Rotating a Hyperbola

The equation of a hyperbola gives it some very interesting properties under a series of stretches. Consider the hyperbola xy=1:

If we stretch the hyperbola horizontally by a factor of 2 about the x axis — replacing x in the equation xy=1 with \frac{x}{2}, we have the equation xy=2.

Now, if we compress the resulting hyperbola vertically by a factor of 2 — replacing y in the equation xy=2 with 2y and simplifying, we get the original hyperbola, xy=1. So by a horizontal stretch followed by a vertical compression, we get the original hyperbola.

However, consider a point on the hyperbola xy=1, say (x,y). Stretching the hyperbola horizontally by a factor of 2, this point gets transformed to (2x,\frac{y}{2}). Even though each point has a different image point, however, the graph as a whole remains identical.

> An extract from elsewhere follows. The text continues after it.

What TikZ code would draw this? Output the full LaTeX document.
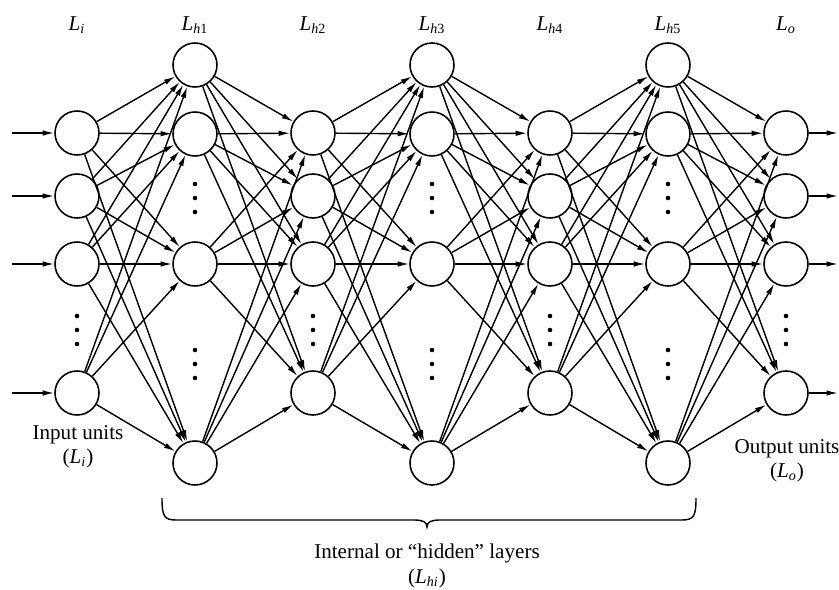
\documentclass[tikz,border=0pt]{standalone}
\usepackage{fontspec}
\setmainfont{Liberation Serif}
\usetikzlibrary{arrows.meta}
\tikzset{
  unit/.style={circle,draw,line width=0.9pt,minimum size=8.8mm,inner sep=0pt},
  link/.style={line width=0.8pt,-{Latex[length=2.3mm,width=1.1mm]}},
  dot/.style={circle,fill,inner sep=0pt,minimum size=2.6pt},
}
\newcommand{\lname}[1]{\textit{L}\textsubscript{#1}}
\begin{document}
\begin{tikzpicture}[x=0.2mm,y=-0.2mm,font=\fontsize{12}{14}\selectfont]
	\useasboundingbox (0,0) rectangle (839,590);
	% input, hidden 2, hidden 4 and output layers
	\foreach \l/\x in {0/77,2/313,4/550,6/786}{
	   \foreach \k/\y in {1/133,2/196,3/264,4/393}
	      \node[unit] (n\l-\k) at (\x,\y) {};
	   \foreach \y in {316,330,344} \node[dot] at (\x,\y) {};
	}
	% hidden 1, 3 and 5 (shifted up and down)
	\foreach \l/\x in {1/195,3/432,5/668}{
	   \foreach \k/\y in {1/65,2/134,3/264,4/463}
	      \node[unit] (n\l-\k) at (\x,\y) {};
	   \foreach \y in {184,198,212,350,364,378} \node[dot] at (\x,\y) {};
	}
	% every unit feeds every unit of the next layer
	\foreach \l [evaluate=\l as \m using int(\l+1)] in {0,...,5}
	   \foreach \a in {1,...,4}
	      \foreach \b in {1,...,4}
	         \draw[link] (n\l-\a) -- (n\m-\b);
	% inputs and outputs
	\foreach \k/\y in {1/133,2/196,3/264,4/393}{
	   \coordinate (in\k) at (12,\y);
	   \coordinate (out\k) at (838,\y);
	   \draw[link] (in\k) -- (n0-\k);
	   \draw[link] (n6-\k) -- (out\k);
	}
	% layer names
	\node (lab0) at (77,25) {\lname{\textit{i}}};
	\node (lab1) at (195,25) {\lname{\textit{h}1}};
	\node (lab2) at (313,25) {\lname{\textit{h}2}};
	\node (lab3) at (432,25) {\lname{\textit{h}3}};
	\node (lab4) at (550,25) {\lname{\textit{h}4}};
	\node (lab5) at (668,25) {\lname{\textit{h}5}};
	\node (lab6) at (786,25) {\lname{\textit{o}}};
	\node (intxt) at (78,435) {Input units};
	\node (insub) at (78,458) {(\lname{\textit{i}})};
	\node (outtxt) at (787,449) {Output units};
	\node (outsub) at (787,472) {(\lname{\textit{o}})};
	% brace under the hidden layers
	\draw[line width=0.8pt] (162,498) .. controls (162,516) and (164,520) .. (176,520) -- (414,520)
	   .. controls (423,520) and (427,522) .. (427,527) .. controls (427,522) and (431,520) .. (440,520)
	   -- (682,520) .. controls (694,520) and (696,516) .. (696,498);
	\node (hidtxt) at (427,553) {Internal or ``hidden'' layers};
	\node (hidsub) at (427,578) {(\lname{\textit{hi}})};
\end{tikzpicture}
\end{document}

More generally, if we stretch by a factor of k instead of 2, where k is any positive number, we still obtain the original hyperbola after the two stretches. The point (x,y) gets transformed to the point (kx,\frac{y}{k}). We call this combinations of transformations a hyperbolic rotation. Intuitively, the points on the hyperbola are ‘rotated’ downwards.

There are some interesting things about the hyperbolic rotation. For one, by choosing the right k for the transformation, it is possible to transform any point on the hyperbola into any other point on the same arm of the hyperbola (by allowing k to be smaller than 1). Also, since the hyperbolic rotation is composed of two simple stretches, parallel lines as well as ratios of a line segments are preserved. The area of a figure is also preserved since one stretch reduces the area, while the other multiplies the area by the same amount.

With these facts, we can prove things about the hyperbola itself:

Theorem: Let P be a point on the hyperbola xy=1. Let l be the line passing through P tangent to the hyperbola. Let X be the intersection of l and the x-axis, and Y be the intersection of l with the y-axis. Prove that P is the midpoint of XY.

The proof is very simple with the hyperbolic rotation. Consider when P = (1,1). The theorem obviously holds here, because of symmetry. But by applying a hyperbolic rotation, we can transform the point (1,1) into any other point on the hyperbola. Since ratios between line segments don’t change with a hyperbolic rotation, P is always the midpoint, and we are done.